First, for some reason or another OS writers still report free space in terms of a base 2 system, and hard drive manufacturers reports free space in terms of a base 10 system. For example, an OS writer will call 1024 bytes (2^10 bytes) a kilobyte, and a hard drive manufacture would call 1000 bytes a kilobyte. This difference is pretty minor for kilobytes, but once you get up to terabytes, it's pretty significant. An OS writer will call 1099511627776 bytes (2^40 bytes) a terabyte, and a hard-drive manufacturer will call 1000000000000 bytes a terabyte.

These two different ways of talking about sizes frequently leads to a lot of confusion.

There is a spottily supported ISO prefix for binary sizes. User interfaces that are designed with the new prefix in mind will show TiB, GiB (or more generally XiB) when showing sizes with a base 2 prefix system.

Secondly, df -h reports how much space is available for your use. All filesystems have to write housekeeping information to keep track of things for you. This information takes up some of the space on your drive. Not generally very much, but some. That also accounts for some of the seeming loss you're seeing.

After you've edited your post to make it clear that none of my answers actually answer your question, I will take a stab at answering your question...

Different filesystems use different amounts of space for housekeeping information and report that space usage in different ways.
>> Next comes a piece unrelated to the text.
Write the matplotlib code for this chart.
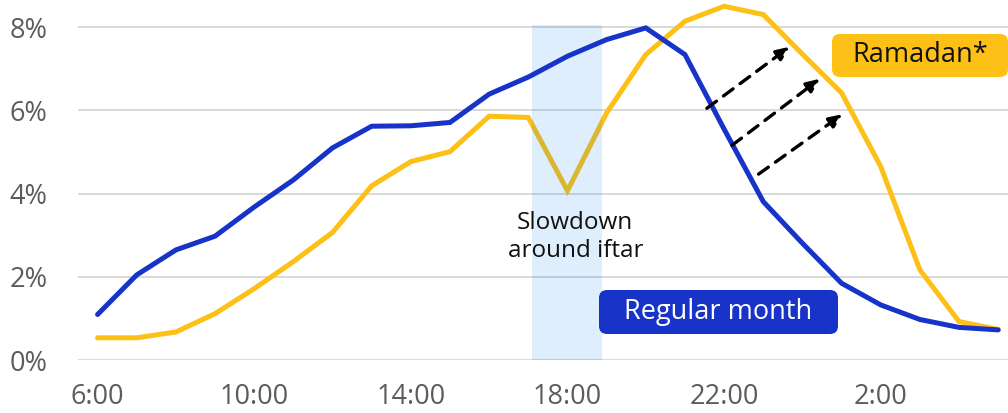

For example, ext2 divides the disk up into cylinder groups. Then it pre-allocates space in each cylinder group for inodes and free space maps. ext3 does the same thing since it's basically it's ext2 + journaling. And ext4 also does the exact same thing since it's a fairly straightforward (and almost backwards compatible) modification of ext3. And since this meta-data overhead is fixed on filesystem creation or on resize, it's not reported as 'used' space. I suspect this is also because the cylinder group meta-data is at fixed places on the disk, and so is simply implied as being used and hence not marked off or accounted for in free-space maps.

But reiserfs does not pre-allocate any metadata of any kind. It has no inode limit that's fixed on filesystem creation because it allocates all of its inodes on-the-fly like it does with data blocks. It, at most, needs some structures describing the root directory and a free space map of some sort. So it uses much less space when it has nothing in it.
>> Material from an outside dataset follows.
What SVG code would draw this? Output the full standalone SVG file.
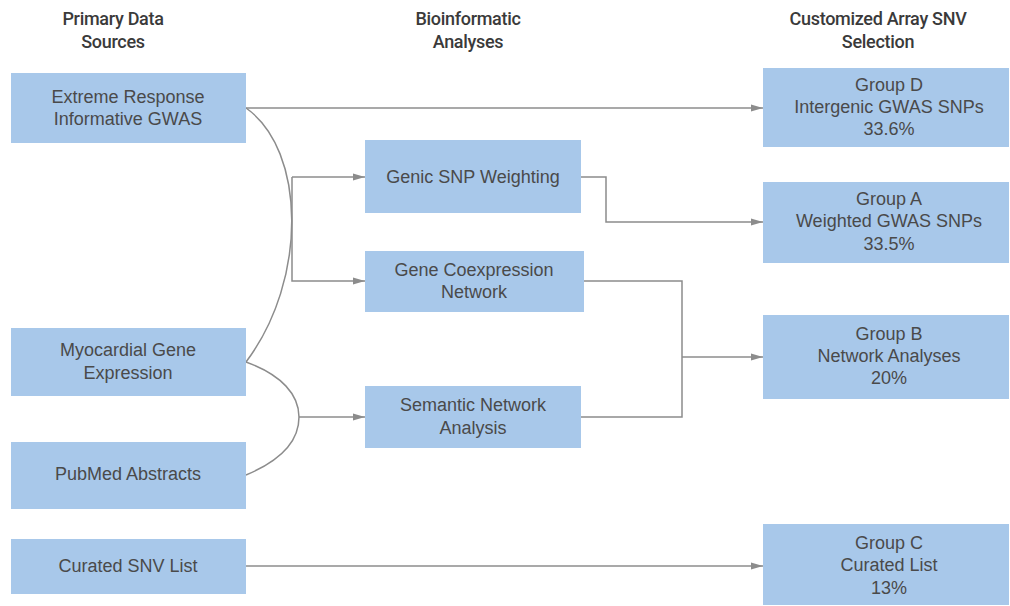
<svg xmlns="http://www.w3.org/2000/svg" width="1010" height="606" viewBox="0 0 1010 606">
  <defs>
    <marker id="arrow" viewBox="0 0 12 8" refX="12" refY="4" markerWidth="12" markerHeight="8" markerUnits="userSpaceOnUse" orient="auto">
      <path d="M0,0.5 L12,4 L0,7.5 Z" fill="#8c8c8c"/>
    </marker>
    <style>
      .box { fill: #a8c8ea; }
      .lbl { font-family: "Liberation Sans", Arial, sans-serif; font-size: 18px; fill: #4a4a4a; text-anchor: middle; }
      .hdr { font-family: Roboto, "Liberation Sans", sans-serif; font-size: 18px; font-weight: 500; fill: #3a3a3a; text-anchor: middle; letter-spacing: -0.3px; }
      .wire { fill: none; stroke: #8c8c8c; stroke-width: 1.5; }
      .arr { marker-end: url(#arrow); }
    </style>
  </defs>

  <!-- column headings -->
  <g id="headers">
    <text class="hdr" x="113" y="25">Primary Data</text>
    <text class="hdr" x="113" y="48">Sources</text>
    <text class="hdr" x="468" y="25">Bioinformatic</text>
    <text class="hdr" x="468" y="48">Analyses</text>
    <text class="hdr" x="878" y="25">Customized Array SNV</text>
    <text class="hdr" x="878" y="48">Selection</text>
  </g>

  <!-- connectors -->
  <g id="connectors">
    <path class="wire arr" d="M246,108 H763"/>
    <path class="wire" d="M246,108 C306,150 308,280 246,362"/>
    <path class="wire arr" d="M292,177 H365"/>
    <path class="wire arr" d="M292,177 V281 H365"/>
    <path class="wire" d="M246,362 C282,375 299,395 299,417 C299,440 282,460 246,475"/>
    <path class="wire arr" d="M299,417 H365"/>
    <path class="wire arr" d="M581,177 H606 V222 H763"/>
    <path class="wire" d="M584,281 H682 V417 H581"/>
    <path class="wire arr" d="M682,357 H763"/>
    <path class="wire arr" d="M246,566 H763"/>
  </g>

  <!-- primary data sources -->
  <g id="extreme-response">
    <rect class="box" x="11" y="73" width="235" height="70"/>
    <text class="lbl" x="128" y="103">Extreme Response</text>
    <text class="lbl" x="128" y="125">Informative GWAS</text>
  </g>
  <g id="myocardial">
    <rect class="box" x="11" y="328" width="235" height="68"/>
    <text class="lbl" x="128" y="356">Myocardial Gene</text>
    <text class="lbl" x="128" y="379">Expression</text>
  </g>
  <g id="pubmed">
    <rect class="box" x="11" y="442" width="235" height="67"/>
    <text class="lbl" x="128" y="480">PubMed Abstracts</text>
  </g>
  <g id="curated-list">
    <rect class="box" x="11" y="539" width="235" height="55"/>
    <text class="lbl" x="128" y="572">Curated SNV List</text>
  </g>

  <!-- bioinformatic analyses -->
  <g id="genic-weighting">
    <rect class="box" x="365" y="140" width="216" height="73"/>
    <text class="lbl" x="473" y="183">Genic SNP Weighting</text>
  </g>
  <g id="coexpression">
    <rect class="box" x="365" y="251" width="219" height="61"/>
    <text class="lbl" x="474" y="276">Gene Coexpression</text>
    <text class="lbl" x="474" y="298">Network</text>
  </g>
  <g id="semantic">
    <rect class="box" x="365" y="386" width="216" height="62"/>
    <text class="lbl" x="473" y="411">Semantic Network</text>
    <text class="lbl" x="473" y="434">Analysis</text>
  </g>

  <!-- customized array groups -->
  <g id="group-d">
    <rect class="box" x="763" y="68" width="246" height="79"/>
    <text class="lbl" x="889" y="91">Group D</text>
    <text class="lbl" x="889" y="113">Intergenic GWAS SNPs</text>
    <text class="lbl" x="889" y="135">33.6%</text>
  </g>
  <g id="group-a">
    <rect class="box" x="763" y="182" width="246" height="81"/>
    <text class="lbl" x="889" y="205">Group A</text>
    <text class="lbl" x="889" y="227">Weighted GWAS SNPs</text>
    <text class="lbl" x="889" y="250">33.5%</text>
  </g>
  <g id="group-b">
    <rect class="box" x="763" y="315" width="246" height="84"/>
    <text class="lbl" x="889" y="340">Group B</text>
    <text class="lbl" x="889" y="362">Network Analyses</text>
    <text class="lbl" x="889" y="384">20%</text>
  </g>
  <g id="group-c">
    <rect class="box" x="763" y="524" width="246" height="81"/>
    <text class="lbl" x="889" y="549">Group C</text>
    <text class="lbl" x="889" y="571">Curated List</text>
    <text class="lbl" x="889" y="594">13%</text>
  </g>
</svg>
But this means that reiserfs will take up more space as you add files because it will be allocating meta-data (like inodes) as well as the actual data space for the file.

I do not know exactly how jfs and btrfs track meta-data space usage. But I suspect they track it more like reiserfs does. vfat in particular has no inode concept at all. Its free space map (the size of which is fixed at filesystem create (the infamous FAT table)) stores much of the data an inode would, and the directory entry (which is dynamically allocated) stores the rest.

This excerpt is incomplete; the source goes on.